Indoor Plants and Heating
'Is Winter Too Hot for Your Indoor Plants?' might seem to be a ‘silly question’ but what do you do in winter to keep your house warm? You turn on the heating or light the log burner or open fire. Not only does this heat your house it also dries it out. If you have house plants, which are often from semi-tropical climates, the hot dry conditions in a heated house might give the plants heat stress.
It is also often the case that the heating is turned off during the day when you are at work and on again when you return. Thus, the fluctuating temperature and humidity can further stress the house plants at a time when they may also be suffering from reduced light levels.
So, for most house plant over the cooler (or hotter?) winter months:
- Move your indoor plants away from windows where they might get a cold draught.
- Move your plants away from the heaters and log burners where they might get scorched.
- Place your indoor plants in bright positions away from draughts and heat sources.
- Regularly mist the foliage of your indoor plants with Gro-Sure Houseplant Mist'n'Feed or Orchid Mist'n'Feed.

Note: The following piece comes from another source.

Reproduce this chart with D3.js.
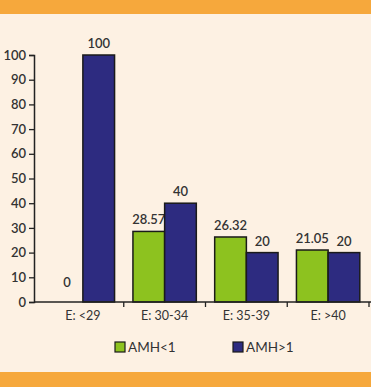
<!DOCTYPE html>
<html>
<head>
<meta charset="utf-8">
<script src="https://cdn.jsdelivr.net/npm/d3@7"></script>
<style>
  html, body { margin: 0; padding: 0; background: #FDF1E3; }
  svg { display: block; }
  text { font-family: "Lato", "Open Sans", sans-serif; fill: #333; }
</style>
</head>
<body>
<script>
const categories = ["E: <29", "E: 30-34", "E: 35-39", "E: >40"];
const seriesNames = ["AMH<1", "AMH>1"];
const amhLow = [0, 28.57, 26.32, 21.05];
const amhHigh = [100, 40, 20, 20];
const yTicks = [0, 10, 20, 30, 40, 50, 60, 70, 80, 90, 100];
const colors = ["#8DC21F", "#2D2B80"];

const W = 371, H = 387;
const svg = d3.select("body").append("svg").attr("width", W).attr("height", H);

svg.append("rect").attr("x", 0).attr("y", 0).attr("width", W).attr("height", H).attr("fill", "#FDF1E3");
svg.append("rect").attr("x", 0).attr("y", 0).attr("width", W).attr("height", 14).attr("fill", "#F6A83C");
svg.append("rect").attr("x", 0).attr("y", 372).attr("width", W).attr("height", 15).attr("fill", "#F6A83C");

const x0 = d3.scaleBand().domain(categories).range([42, 369]).paddingInner(0).paddingOuter(0);
const x1 = d3.scaleBand().domain(seriesNames).range([0, x0.bandwidth()]).paddingInner(0).paddingOuter(0.29);
const y = d3.scaleLinear().domain([0, 100]).range([302, 55]);

const data = categories.map((c, i) => ({ cat: c, vals: [amhLow[i], amhHigh[i]] }));

// y axis
const yAxis = svg.append("g").attr("transform", "translate(34,0)")
  .call(d3.axisLeft(y).tickValues(yTicks).tickSize(5).tickPadding(3));
yAxis.select(".domain").attr("stroke", "#222").attr("stroke-width", 1.5);
yAxis.selectAll(".tick line").attr("stroke", "#222").attr("stroke-width", 1.3);
yAxis.selectAll(".tick text").style("font-family", "Lato, sans-serif").style("font-size", "13px").style("font-weight", "600").attr("fill", "#3a3a3a");

// bars
const g = svg.append("g");
data.forEach(d => {
  d.vals.forEach((v, j) => {
    const bx = x0(d.cat) + x1(seriesNames[j]);
    const bw = x1.bandwidth();
    if (v > 0) {
      g.append("rect")
        .attr("x", bx).attr("y", y(v))
        .attr("width", bw).attr("height", y(0) - y(v))
        .attr("fill", colors[j]).attr("stroke", "#1a1a1a").attr("stroke-width", 1.5);
    }
    g.append("text")
      .attr("x", bx + bw / 2)
      .attr("y", v > 0 ? y(v) - 7 : y(v) - 15)
      .attr("text-anchor", "middle")
      .style("font-size", "13px").style("font-weight", "600")
      .attr("fill", "#3a3a3a")
      .text(v);
  });
});

// x axis
const xAxisG = svg.append("g").attr("transform", "translate(0,302)");
xAxisG.append("line").attr("x1", 34).attr("x2", W).attr("y1", 0).attr("y2", 0)
  .attr("stroke", "#222").attr("stroke-width", 1.5);
const boundaries = categories.slice(1).map(c => x0(c)).concat([x0.range()[1]]);
boundaries.forEach(bx => {
  xAxisG.append("line").attr("x1", bx).attr("x2", bx).attr("y1", 0).attr("y2", 5)
    .attr("stroke", "#222").attr("stroke-width", 1.3);
});
categories.forEach(c => {
  xAxisG.append("text")
    .attr("x", x0(c) + x0.bandwidth() / 2)
    .attr("y", 18)
    .attr("text-anchor", "middle")
    .style("font-size", "12.5px")
    .attr("fill", "#3a3a3a")
    .text(c);
});

// legend
const legendX = [115, 233];
seriesNames.forEach((s, i) => {
  svg.append("rect").attr("x", legendX[i]).attr("y", 342).attr("width", 10).attr("height", 10)
    .attr("fill", colors[i]).attr("stroke", "#1a1a1a").attr("stroke-width", 1.2);
  svg.append("text").attr("x", legendX[i] + 13).attr("y", 352)
    .style("font-size", "13.5px").attr("fill", "#3a3a3a").text(s);
});
</script>
</body>
</html>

- Water a little and often; don’t let them sit in a puddle of water but don’t let the potting soil dry completely, it is OK if it is dry on top.
- It is unlikely that you will need to fertilise your indoor plants in winter; they will be in a dormant state.
- Wait until spring to re-pot your indoor plants with Gro-Sure Houseplant Potting Mix; this is when they will give you a surge of new growth including roots spread into the new media.
There are some house plants, such as cyclamen, that do 'their thing' in winter and need to be watered and fertilised, but even these will thank you for keeping them out of draughts and intense heat.